- **WHAT NEEDS TO BE DONE**
Your task is to retype the lines from the opening of the material through the line that includes "18, 8, 3, 0, 0]". Do not copy the pictures.
=======
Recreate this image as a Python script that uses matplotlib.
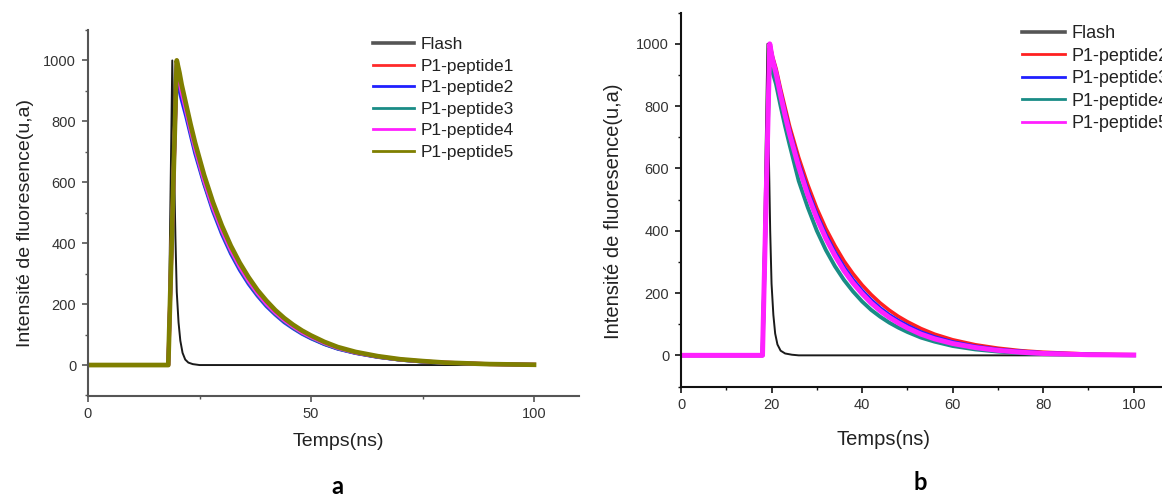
import matplotlib
matplotlib.use("Agg")
import matplotlib.pyplot as plt
from matplotlib.ticker import MultipleLocator

plt.rcParams['font.family'] = ['Liberation Sans', 'DejaVu Sans']

# ---------------- data ----------------
series_a = ["Flash", "P1-peptide1", "P1-peptide2", "P1-peptide3", "P1-peptide4", "P1-peptide5"]
series_b = ["Flash", "P1-peptide2", "P1-peptide3", "P1-peptide4", "P1-peptide5"]

# panel a
t_flash_a = [0, 18.0, 18.9, 19.3, 19.6, 19.9, 20.3, 20.7, 21.2, 21.8, 22.5, 23.5, 25, 100]
flash_a = [0, 0, 1000, 650, 420, 240, 140, 80, 40, 18, 8, 3, 0, 0]

t_pep_a = [0, 18.0, 19.9, 20.5, 21, 22, 23, 24, 26, 28, 30, 32, 34, 36, 38, 40,
           42, 44, 46, 48, 50, 53, 56, 60, 65, 70, 75, 80, 90, 100]
pep1_a = [0, 0, 1000, 950, 905, 840, 775, 715, 610, 520, 445, 378, 322, 275, 234, 200,
          170, 145, 124, 106, 90, 70, 55, 40, 27, 18, 12, 8, 3, 1]
pep2_a = [0, 0, 990, 900, 870, 815, 755, 695, 595, 505, 430, 366, 312, 266, 227, 193,
          165, 140, 120, 102, 87, 68, 53, 39, 26, 17, 11, 7, 3, 1]
pep3_a = [0, 0, 1000, 940, 895, 830, 765, 705, 600, 512, 437, 372, 318, 271, 231, 197,
          168, 143, 122, 104, 89, 69, 54, 40, 27, 17, 11, 7, 3, 1]
pep4_a = [0, 0, 985, 930, 895, 835, 772, 712, 607, 518, 443, 378, 323, 276, 236, 201,
          172, 147, 126, 107, 92, 72, 56, 41, 28, 18, 12, 8, 3, 1]
pep5_a = [0, 0, 1000, 960, 920, 855, 790, 730, 625, 535, 458, 392, 336, 288, 246, 211,
          180, 154, 132, 113, 97, 76, 59, 43, 29, 19, 13, 8, 3, 1]

# panel b
t_flash_b = [0, 17.9, 19.1, 19.4, 19.7, 20.0, 20.4, 20.8, 21.3, 22, 23, 24.5, 26, 100]
flash_b = [0, 0, 1000, 650, 400, 230, 130, 70, 35, 15, 6, 2, 0, 0]

t_pep_b = [0, 18.0, 19.6, 20.2, 21, 22, 23, 24, 26, 28, 30, 32, 34, 36, 38, 40,
           42, 44, 46, 48, 50, 53, 56, 60, 65, 70, 75, 80, 90, 100]
pep2_b = [0, 0, 1000, 960, 920, 855, 795, 735, 635, 548, 472, 407, 352, 303, 262, 226,
          195, 168, 145, 125, 108, 86, 68, 50, 34, 23, 15, 10, 4, 2]
pep3_b = [0, 0, 1000, 955, 912, 845, 782, 722, 618, 530, 453, 388, 332, 284, 243, 208,
          178, 152, 130, 112, 96, 75, 59, 43, 29, 19, 13, 8, 3, 1]
pep4_b = [0, 0, 990, 910, 870, 800, 735, 675, 560, 475, 400, 338, 286, 242, 205, 173,
          146, 124, 105, 89, 75, 57, 44, 30, 19, 12, 7, 4, 2, 0]
pep5_b = [0, 0, 1000, 950, 905, 835, 770, 710, 605, 515, 440, 375, 320, 272, 232, 198,
          168, 143, 122, 104, 88, 68, 53, 38, 25, 16, 10, 6, 2, 1]

colors_a = ["#1a1a1a", "#ff2a2a", "#2020ff", "#1a8c86", "#ff20ff", "#7f7f00"]
colors_b = ["#1a1a1a", "#ff2020", "#2020ff", "#1a8c86", "#ff20ff"]

# ---------------- figure ----------------
W, H = 1162, 497
fig = plt.figure(figsize=(W / 100, H / 100), dpi=100)

ax_a = fig.add_axes([88 / W, 101.5 / H, 490.6 / W, 365.5 / H])
ax_b = fig.add_axes([681 / W, 110.5 / H, 498 / W, 373.8 / H])

tick_color = "#333333"
label_color = "#222222"


def style(ax, spine_color, xmajor, xminor):
    ax.set_xlim(0, 110)
    ax.set_ylim(-100, 1100)
    for s in ("top", "right"):
        ax.spines[s].set_visible(False)
    for s in ("left", "bottom"):
        ax.spines[s].set_color(spine_color)
        ax.spines[s].set_linewidth(1.5)
    ax.xaxis.set_major_locator(MultipleLocator(xmajor))
    ax.xaxis.set_minor_locator(MultipleLocator(xminor))
    ax.yaxis.set_major_locator(MultipleLocator(200))
    ax.yaxis.set_minor_locator(MultipleLocator(100))
    ax.tick_params(which="major", direction="out", length=4.5, width=1.2,
                   color=spine_color, labelsize=10.5, labelcolor=tick_color, pad=4)
    ax.tick_params(which="minor", direction="out", length=2.5, width=1.0,
                   color=spine_color)
    ax.set_yticks([0, 200, 400, 600, 800, 1000])
    ax.patch.set_alpha(0)


# panel a
ax_a.plot(t_flash_a, flash_a, color=colors_a[0], lw=1.4, label=series_a[0])
for t, v, c, n, lw in zip([t_pep_a] * 5, [pep1_a, pep2_a, pep3_a, pep4_a, pep5_a],
                          colors_a[1:], series_a[1:], [2.8, 2.6, 2.6, 2.8, 3.4]):
    ax_a.plot(t, v, color=c, lw=lw, label=n)
style(ax_a, "#555555", 50, 25)

# panel b
ax_b.plot(t_flash_b, flash_b, color=colors_b[0], lw=1.4, label=series_b[0])
for t, v, c, n, lw in zip([t_pep_b] * 4, [pep2_b, pep3_b, pep4_b, pep5_b],
                          colors_b[1:], series_b[1:], [2.6, 2.6, 2.8, 3.6]):
    ax_b.plot(t, v, color=c, lw=lw, label=n)
style(ax_b, "#111111", 20, 10)

# axis labels
ax_a.set_xlabel("Temps(ns)", fontsize=14, color=label_color)
ax_a.xaxis.label.set_verticalalignment("center")
ax_a.xaxis.set_label_coords(0.51, -0.127)
ax_a.set_ylabel("Intensité de fluoresence(u,a)", fontsize=14, color=label_color)
ax_a.yaxis.label.set_verticalalignment("center")
ax_a.yaxis.set_label_coords(-0.128, 0.472)

ax_b.set_xlabel("Temps(ns)", fontsize=14.5, color=label_color)
ax_b.xaxis.label.set_verticalalignment("center")
ax_b.xaxis.set_label_coords(0.4076, -0.143)
ax_b.set_ylabel("Intensité de fluoresence(u,a)", fontsize=14.5, color=label_color)
ax_b.yaxis.label.set_verticalalignment("center")
ax_b.yaxis.set_label_coords(-0.1365, 0.4695)

# legends
for ax, anchor, fs, sp in ((ax_a, (373 / W, 1 - 37 / H), 12.4, 0.38),
                           (ax_b, (1022 / W, 1 - 25 / H), 13, 0.31)):
    leg = ax.legend(loc="upper left", bbox_to_anchor=anchor, bbox_transform=fig.transFigure,
                    frameon=False, fontsize=fs, handlelength=2.4, handletextpad=0.35,
                    labelspacing=sp, borderpad=0, borderaxespad=0)
    for txt in leg.get_texts():
        txt.set_color(label_color)
    for i, line in enumerate(leg.get_lines()):
        line.set_linewidth(2.6 if i == 0 else 2.0)
        if i == 0:
            line.set_color("#555555")

# panel letters
fig.text(337 / W, 3 / H, "a", fontsize=17, fontweight="bold", family=["Lato", "DejaVu Sans"],
         ha="center", va="baseline", color="black")
fig.text(920 / W, 7 / H, "b", fontsize=17, fontweight="bold", family=["Lato", "DejaVu Sans"],
         ha="center", va="baseline", color="black")

fig.savefig("out.png", dpi=100)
=======
- **SOLUTION TO THIS PROBLEM**
Recreate this image as a Python script that uses matplotlib.
import matplotlib
matplotlib.use("Agg")
import matplotlib.pyplot as plt
from matplotlib.ticker import MultipleLocator

plt.rcParams['font.family'] = ['Liberation Sans', 'DejaVu Sans']

# ---------------- data ----------------
series_a = ["Flash", "P1-peptide1", "P1-peptide2", "P1-peptide3", "P1-peptide4", "P1-peptide5"]
series_b = ["Flash", "P1-peptide2", "P1-peptide3", "P1-peptide4", "P1-peptide5"]

# panel a
t_flash_a = [0, 18.0, 18.9, 19.3, 19.6, 19.9, 20.3, 20.7, 21.2, 21.8, 22.5, 23.5, 25, 100]
flash_a = [0, 0, 1000, 650, 420, 240, 140, 80, 40, 18, 8, 3, 0, 0]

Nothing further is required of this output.